Memory Flashcards
What are the three levels in the memory hierarchy
Cache, main memory, virtual memory
Temporal locality
- locality in time
- keeps recently accessed data in higher levels of memory hierarchy
Spatial Locality
- locality in space
- when data is accessed, nearby data brought into higher levels of memory hierarchy too
Hit:
data found in that level of memory hierarchy
Miss:
data not found in that level of memory hierarchy (must go to next level)
Hit rate:
hits/#memory accesses (1 minus miss rate)
Miss rate:
misses/#memory accesses (1 minus hit rate)
Average Memory Access Time (AMAT):
average time for processor to access data. Given by:
tcache + MRcache(tMM + MRMM(tVM))
Cache:
- highest level of memory
- fast (about 1 cycle access time)
What is Capacity (C):
number of data bytes in cache
What is block size (b):
bytes of data brought into cache at once
What is number of Blocks (B):
number of blocks in cache (B = C/b)
What is Degree of associativity (N)
number of blocks in a set
How do you calculate number of sets in cache?
S = B/N
three types of cache organisation:
- Direct mapped (1 block per set)
- N-way set associative (N blocks per set)
- Fully associative (all cache blocks in one set)
How do larger blocks in direct mapped cache improve performance?

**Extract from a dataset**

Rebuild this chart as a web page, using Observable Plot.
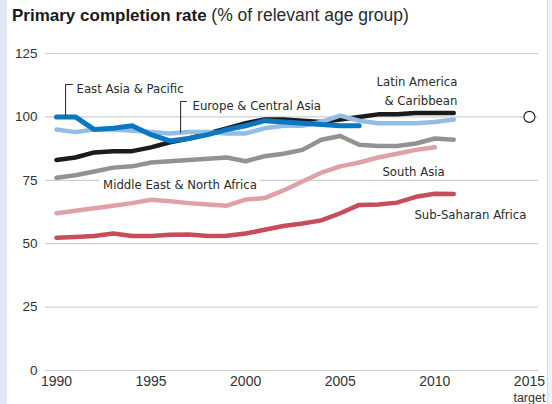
<!DOCTYPE html>
<html><head><meta charset="utf-8">
<script src="https://cdn.jsdelivr.net/npm/d3@7"></script>
<script src="https://cdn.jsdelivr.net/npm/@observablehq/plot@0.6"></script>
<style>
body{margin:0;background:#fff;width:552px;height:404px;overflow:hidden;position:relative;font-family:"Liberation Sans",Arial,sans-serif;}
#lstrip{position:absolute;left:0;top:0;width:7px;height:404px;background:#dfe8f4;}
#rstrip{position:absolute;right:0;top:0;width:4px;height:404px;background:#eef2f8;border-left:1px solid #d5dbe3;}
#title{height:32px;box-sizing:border-box;padding:5px 0 0 12px;font-size:17px;line-height:20px;color:#1a1a1a;white-space:nowrap;}
#title span{font-size:17.5px;color:#2a2a2a}
#chart svg{display:block}
</style></head>
<body>
<div id="lstrip"></div><div id="rstrip"></div>
<div id="title"><b>Primary completion rate</b> <span>(% of relevant age group)</span></div>
<div id="chart"></div>
<script>
const years = [1990,1991,1992,1993,1994,1995,1996,1997,1998,1999,2000,2001,2002,2003,2004,2005,2006,2007,2008,2009,2010,2011];
const subSaharanAfrica = [52.3,52.6,53,54,53,53,53.5,53.6,53,53.1,54,55.5,57,58,59.2,62,65.3,65.5,66.2,68.5,69.7,69.6];
const southAsia = [62,63,64,65,66,67.3,66.7,66,65.5,65,67.4,68,71,74.5,78,80.5,82,84,85.5,87,88];
const middleEastNorthAfrica = [76,77,78.5,80,80.5,82,82.5,83,83.5,84,82.5,84.5,85.5,87,91,92.5,89,88.5,88.5,89.5,91.5,91];
const latinAmericaCaribbean = [83,84,86,86.5,86.5,88,90,91.5,93.5,95.5,97.5,99,99,98.5,98,99,100,101,101,101.5,101.5,101.5];
const europeCentralAsia = [95,94,95,95,94.5,94,93.5,94,94,93.5,93.5,95.5,96.5,96.5,98,100.5,98.5,97.5,97.5,97.5,98,99];
const eastAsiaPacific = [100,100,95,95.5,96.5,93,90.5,91.5,93,95,96.5,98.5,98,97.5,97,96.5,96.5];
const yTicks = [0,25,50,75,100,125];
const xTicks = [1990,1995,2000,2005,2010,2015];
const targetYear = 2015;
const targetValue = 100;
const targetNote = "target";

const series = [
  {name:"Sub-Saharan Africa", values:subSaharanAfrica, color:"#c84c5c", width:4.5},
  {name:"South Asia", values:southAsia, color:"#e0a0a7", width:4.5},
  {name:"Middle East & North Africa", values:middleEastNorthAfrica, color:"#929292", width:4.5},
  {name:"Latin America & Caribbean", values:latinAmericaCaribbean, color:"#1b1b1b", width:4.5},
  {name:"Europe & Central Asia", values:europeCentralAsia, color:"#93bde5", width:4.5},
  {name:"East Asia & Pacific", values:eastAsiaPacific, color:"#0a77c2", width:5}
];

const labels = [
  {text:"East Asia & Pacific", year:1991.06, value:112.0, anchor:"start"},
  {text:"Europe & Central Asia", year:1997.19, value:105.3, anchor:"start"},
  {text:"Middle East & North Africa", year:1996.53, value:74.1, anchor:"middle"},
  {text:"Latin America\n& Caribbean", year:2011.19, value:110.7, anchor:"end"},
  {text:"South Asia", year:2007.23, value:78.9, anchor:"start"},
  {text:"Sub-Saharan Africa", year:2008.92, value:62.3, anchor:"start"}
];
const leaders = [
  {id:"ea", pts:[[1990.48,100.55],[1990.48,112.8],[1990.85,112.8]]},
  {id:"eca", pts:[[1996.56,93.85],[1996.56,106.1],[1996.87,106.1]]}
];
const leaderRows = leaders.flatMap(l => l.pts.map(p => ({id:l.id, year:p[0], value:p[1]})));

const narrow = '"Liberation Sans Narrow","DejaVu Sans Condensed",sans-serif';

const marks = [
  Plot.ruleY(yTicks, {stroke:"#cfcfcf", strokeWidth:1.2}),
  Plot.axisY({ticks:yTicks, tickSize:0, tickPadding:8, fontSize:13.5, tickFormat:d=>d, label:null}),
  Plot.axisX({ticks:xTicks, tickSize:0, tickPadding:6, fontSize:14, tickFormat:d=>String(d), label:null}),
  Plot.text([targetNote], {x:()=>targetYear, y:()=>0, dy:27, fontSize:12.5, text:d=>d})
];
for (const s of series) {
  const rows = s.values.map((v,i)=>({year:years[i], value:v}));
  marks.push(Plot.line(rows, {x:"year", y:"value", stroke:s.color, strokeWidth:s.width, strokeLinecap:"round", strokeLinejoin:"round"}));
}
marks.push(Plot.line(leaderRows, {x:"year", y:"value", z:"id", stroke:"#333", strokeWidth:1.1}));
for (const a of ["start","middle","end"]) {
  const sub = labels.filter(l=>l.anchor===a);
  marks.push(Plot.text(sub, {x:"year", y:"value", text:"text", textAnchor:a, fontSize:13, fontFamily:narrow, fill:"#2a2a2a", lineHeight:1.45,
    stroke: a==="middle" ? "white" : undefined, strokeWidth: a==="middle" ? 10 : undefined}));
}
marks.push(Plot.dot([{year:targetYear, value:targetValue}], {x:"year", y:"value", r:5.5, fill:"white", stroke:"#222", strokeWidth:1.2}));

const chart = Plot.plot({
  width:552, height:372,
  marginLeft:45, marginRight:14, marginTop:21, marginBottom:34,
  x:{domain:[1989.42,2015.48], axis:null},
  y:{domain:[0,125], axis:null},
  style:{fontFamily:'"Liberation Sans",Arial,sans-serif', color:"#333", background:"transparent", overflow:"visible"},
  marks
});
document.getElementById("chart").appendChild(chart);
</script>
</body></html>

reduce compulsory misses though spatial locality
How does associativity improved cache performance?
reduces conflict misses
What are the different types of misses?
- compulsory: first time data accessed
- capacity: cache too small to hold all data of interest
- conflict: data of interest maps to same location in cache
Miss penalty:
time it takes to retrieve a block from lower level of hierarchy
How are capacity misses reduced?
LRU replacement: least recently used block in a set is evicted
What is page size? (VM)
amount of memory transferred from hard disk to DRAM at once
What is address translation? (VM)
determining physical address from virtual address
What is page table? (VM)
lookup table used to translate virtual addresses to physical addresses
What are page table challenes?(VM)
- page table is large
- load/store requires 2 main memory accesses
- this cuts performance in half`
What is a TLB and how does it work?
- Table Lookaside Buffer is a small cache of most recent translations
- speeds up address translation by reducing # of memory accesses for most loads/stores from 2 to 1
- small: accessed in <1 cycle
- fully associative
- > 99% hit rate
- however it can’t store many entries (16 - 512)
How is memory protected in virtual memory?
Each process/program has its own page table with a unique virtual to physical page mapping. Each process can use the entire virtual address space.